▶ **SHORT TASK**
Repeat the lines exactly from the line that contains "What React, TypeScript" through the line that contains "const csLower = [138, 0, 0];"; leave images out and add nothing.

▶ **SUPPLIED MATERIAL**
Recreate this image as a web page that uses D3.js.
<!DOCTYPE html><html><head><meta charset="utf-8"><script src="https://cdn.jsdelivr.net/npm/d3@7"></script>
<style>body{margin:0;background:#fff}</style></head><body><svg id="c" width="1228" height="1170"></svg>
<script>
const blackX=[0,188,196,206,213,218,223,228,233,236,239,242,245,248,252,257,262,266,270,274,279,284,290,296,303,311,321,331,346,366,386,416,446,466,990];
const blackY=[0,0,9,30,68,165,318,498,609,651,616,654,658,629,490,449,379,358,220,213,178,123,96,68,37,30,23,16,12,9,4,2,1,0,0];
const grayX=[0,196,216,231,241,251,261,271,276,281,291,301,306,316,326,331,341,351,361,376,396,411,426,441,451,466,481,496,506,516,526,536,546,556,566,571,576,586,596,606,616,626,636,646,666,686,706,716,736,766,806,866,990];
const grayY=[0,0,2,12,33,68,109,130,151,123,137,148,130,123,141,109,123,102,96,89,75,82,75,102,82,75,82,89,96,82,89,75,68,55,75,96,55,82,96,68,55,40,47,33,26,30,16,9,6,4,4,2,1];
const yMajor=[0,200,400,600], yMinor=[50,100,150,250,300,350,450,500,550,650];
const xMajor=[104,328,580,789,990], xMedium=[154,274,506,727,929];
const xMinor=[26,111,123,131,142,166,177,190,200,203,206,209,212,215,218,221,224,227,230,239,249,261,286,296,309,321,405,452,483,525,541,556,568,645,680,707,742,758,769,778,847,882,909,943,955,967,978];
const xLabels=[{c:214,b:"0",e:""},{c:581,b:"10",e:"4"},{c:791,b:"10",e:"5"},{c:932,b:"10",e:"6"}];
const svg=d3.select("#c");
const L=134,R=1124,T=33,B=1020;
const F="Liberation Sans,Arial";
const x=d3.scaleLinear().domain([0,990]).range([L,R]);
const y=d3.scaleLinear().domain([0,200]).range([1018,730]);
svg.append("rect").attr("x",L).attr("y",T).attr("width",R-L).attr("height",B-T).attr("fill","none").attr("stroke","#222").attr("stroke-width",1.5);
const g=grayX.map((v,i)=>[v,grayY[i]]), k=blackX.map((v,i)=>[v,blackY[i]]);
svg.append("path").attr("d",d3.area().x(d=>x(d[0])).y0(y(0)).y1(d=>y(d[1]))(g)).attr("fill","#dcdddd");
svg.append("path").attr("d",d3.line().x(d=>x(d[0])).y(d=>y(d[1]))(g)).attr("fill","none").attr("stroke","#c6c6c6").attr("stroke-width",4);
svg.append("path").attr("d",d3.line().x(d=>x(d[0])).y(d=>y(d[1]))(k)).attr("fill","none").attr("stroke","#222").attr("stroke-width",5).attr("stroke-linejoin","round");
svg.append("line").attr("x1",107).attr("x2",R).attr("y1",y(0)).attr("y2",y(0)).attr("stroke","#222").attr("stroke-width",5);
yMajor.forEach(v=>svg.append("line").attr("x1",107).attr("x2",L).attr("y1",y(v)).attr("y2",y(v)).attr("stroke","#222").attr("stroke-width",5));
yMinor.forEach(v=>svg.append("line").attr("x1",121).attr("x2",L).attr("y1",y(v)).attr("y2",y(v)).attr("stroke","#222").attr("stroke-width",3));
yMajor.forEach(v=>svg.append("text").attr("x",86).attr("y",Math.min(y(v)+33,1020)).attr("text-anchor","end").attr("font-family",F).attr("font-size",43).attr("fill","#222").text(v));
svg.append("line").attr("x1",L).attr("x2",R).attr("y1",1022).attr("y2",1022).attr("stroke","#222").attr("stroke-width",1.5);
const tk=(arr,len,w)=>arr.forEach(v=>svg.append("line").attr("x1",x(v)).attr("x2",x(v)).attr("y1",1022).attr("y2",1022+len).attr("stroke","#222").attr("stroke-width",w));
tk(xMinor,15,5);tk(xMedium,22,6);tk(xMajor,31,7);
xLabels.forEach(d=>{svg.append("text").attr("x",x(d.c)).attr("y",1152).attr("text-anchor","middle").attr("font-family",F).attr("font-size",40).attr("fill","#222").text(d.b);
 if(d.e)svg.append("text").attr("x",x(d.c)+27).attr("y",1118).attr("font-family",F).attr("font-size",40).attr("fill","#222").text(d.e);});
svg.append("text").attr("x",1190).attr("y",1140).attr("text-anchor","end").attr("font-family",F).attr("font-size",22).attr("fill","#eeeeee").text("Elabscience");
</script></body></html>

--

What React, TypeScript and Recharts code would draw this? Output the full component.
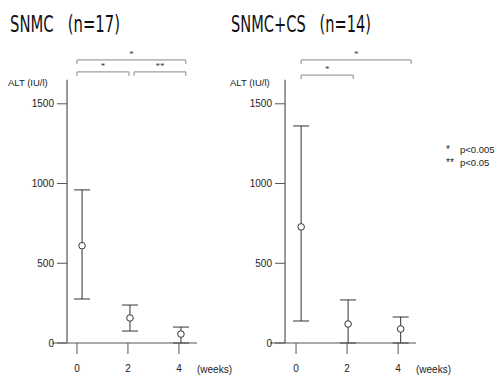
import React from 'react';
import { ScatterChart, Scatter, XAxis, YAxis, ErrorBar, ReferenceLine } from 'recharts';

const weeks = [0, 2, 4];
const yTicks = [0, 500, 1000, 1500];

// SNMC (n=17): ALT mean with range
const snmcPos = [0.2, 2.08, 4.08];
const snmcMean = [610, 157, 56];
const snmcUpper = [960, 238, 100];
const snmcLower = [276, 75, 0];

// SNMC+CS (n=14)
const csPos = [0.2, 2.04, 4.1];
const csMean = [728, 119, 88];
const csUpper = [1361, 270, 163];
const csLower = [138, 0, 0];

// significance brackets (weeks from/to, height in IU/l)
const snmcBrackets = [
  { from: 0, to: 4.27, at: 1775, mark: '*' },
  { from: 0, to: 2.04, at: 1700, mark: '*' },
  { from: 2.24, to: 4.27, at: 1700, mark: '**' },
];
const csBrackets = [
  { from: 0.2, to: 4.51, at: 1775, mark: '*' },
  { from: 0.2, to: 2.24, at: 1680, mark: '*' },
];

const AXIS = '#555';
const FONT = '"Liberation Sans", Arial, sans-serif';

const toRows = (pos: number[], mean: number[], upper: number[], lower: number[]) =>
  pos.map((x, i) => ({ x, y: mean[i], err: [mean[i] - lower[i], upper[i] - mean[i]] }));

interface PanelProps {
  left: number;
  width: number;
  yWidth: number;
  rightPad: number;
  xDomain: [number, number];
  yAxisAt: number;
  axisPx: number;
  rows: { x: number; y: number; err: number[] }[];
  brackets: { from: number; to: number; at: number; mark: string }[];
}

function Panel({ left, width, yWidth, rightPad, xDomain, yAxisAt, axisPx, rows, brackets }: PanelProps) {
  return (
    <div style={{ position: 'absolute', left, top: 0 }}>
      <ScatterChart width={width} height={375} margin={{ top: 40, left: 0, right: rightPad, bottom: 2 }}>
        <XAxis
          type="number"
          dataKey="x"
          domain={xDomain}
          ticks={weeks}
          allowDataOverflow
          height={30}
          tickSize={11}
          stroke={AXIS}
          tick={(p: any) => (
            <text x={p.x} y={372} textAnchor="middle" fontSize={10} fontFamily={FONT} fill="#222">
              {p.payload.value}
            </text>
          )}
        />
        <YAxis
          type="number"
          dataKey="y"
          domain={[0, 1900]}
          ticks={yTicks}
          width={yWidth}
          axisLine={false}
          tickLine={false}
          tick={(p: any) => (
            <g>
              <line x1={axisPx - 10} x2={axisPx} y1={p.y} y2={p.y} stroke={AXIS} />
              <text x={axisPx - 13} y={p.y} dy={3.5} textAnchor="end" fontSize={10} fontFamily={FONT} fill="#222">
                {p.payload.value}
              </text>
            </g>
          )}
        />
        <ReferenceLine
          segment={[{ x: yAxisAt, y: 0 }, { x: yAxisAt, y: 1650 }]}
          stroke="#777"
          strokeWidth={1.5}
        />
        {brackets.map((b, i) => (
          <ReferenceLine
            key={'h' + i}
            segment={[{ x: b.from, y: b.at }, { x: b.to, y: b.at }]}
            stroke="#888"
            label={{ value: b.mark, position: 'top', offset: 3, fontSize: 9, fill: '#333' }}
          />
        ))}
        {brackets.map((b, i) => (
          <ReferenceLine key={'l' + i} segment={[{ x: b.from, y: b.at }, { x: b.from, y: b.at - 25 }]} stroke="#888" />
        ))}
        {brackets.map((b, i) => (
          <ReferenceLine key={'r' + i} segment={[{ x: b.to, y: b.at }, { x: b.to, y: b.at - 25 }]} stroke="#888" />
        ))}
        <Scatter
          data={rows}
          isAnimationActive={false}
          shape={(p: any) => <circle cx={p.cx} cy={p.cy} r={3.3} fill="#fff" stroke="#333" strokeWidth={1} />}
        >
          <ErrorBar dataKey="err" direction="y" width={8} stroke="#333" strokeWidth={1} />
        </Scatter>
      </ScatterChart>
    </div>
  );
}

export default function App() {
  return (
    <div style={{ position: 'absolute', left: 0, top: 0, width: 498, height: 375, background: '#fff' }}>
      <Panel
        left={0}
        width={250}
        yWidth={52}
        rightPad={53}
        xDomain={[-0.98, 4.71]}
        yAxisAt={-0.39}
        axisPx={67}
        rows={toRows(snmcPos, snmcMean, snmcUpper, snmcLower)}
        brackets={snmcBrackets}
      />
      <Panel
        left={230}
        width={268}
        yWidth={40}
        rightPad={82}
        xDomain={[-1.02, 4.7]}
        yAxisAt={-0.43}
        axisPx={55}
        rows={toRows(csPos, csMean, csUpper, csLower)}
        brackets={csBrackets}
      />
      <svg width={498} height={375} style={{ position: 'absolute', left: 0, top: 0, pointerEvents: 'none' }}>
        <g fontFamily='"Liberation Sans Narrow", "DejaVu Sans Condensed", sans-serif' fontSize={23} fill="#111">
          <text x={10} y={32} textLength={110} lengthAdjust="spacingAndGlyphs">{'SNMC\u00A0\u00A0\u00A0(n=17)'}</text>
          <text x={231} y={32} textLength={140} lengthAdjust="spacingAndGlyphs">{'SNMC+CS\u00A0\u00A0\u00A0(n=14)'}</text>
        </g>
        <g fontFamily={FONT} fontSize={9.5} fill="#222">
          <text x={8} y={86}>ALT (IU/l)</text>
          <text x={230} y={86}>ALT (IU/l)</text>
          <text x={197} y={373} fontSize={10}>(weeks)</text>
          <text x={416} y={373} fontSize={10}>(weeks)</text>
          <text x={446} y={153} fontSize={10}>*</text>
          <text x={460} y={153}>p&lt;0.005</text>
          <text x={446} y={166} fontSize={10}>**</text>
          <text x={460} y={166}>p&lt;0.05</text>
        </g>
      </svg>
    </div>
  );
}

▶ **TASK RESPONSE**
What React, TypeScript and Recharts code would draw this? Output the full component.
import React from 'react';
import { ScatterChart, Scatter, XAxis, YAxis, ErrorBar, ReferenceLine } from 'recharts';

const weeks = [0, 2, 4];
const yTicks = [0, 500, 1000, 1500];

// SNMC (n=17): ALT mean with range
const snmcPos = [0.2, 2.08, 4.08];
const snmcMean = [610, 157, 56];
const snmcUpper = [960, 238, 100];
const snmcLower = [276, 75, 0];

// SNMC+CS (n=14)
const csPos = [0.2, 2.04, 4.1];
const csMean = [728, 119, 88];
const csUpper = [1361, 270, 163];
const csLower = [138, 0, 0];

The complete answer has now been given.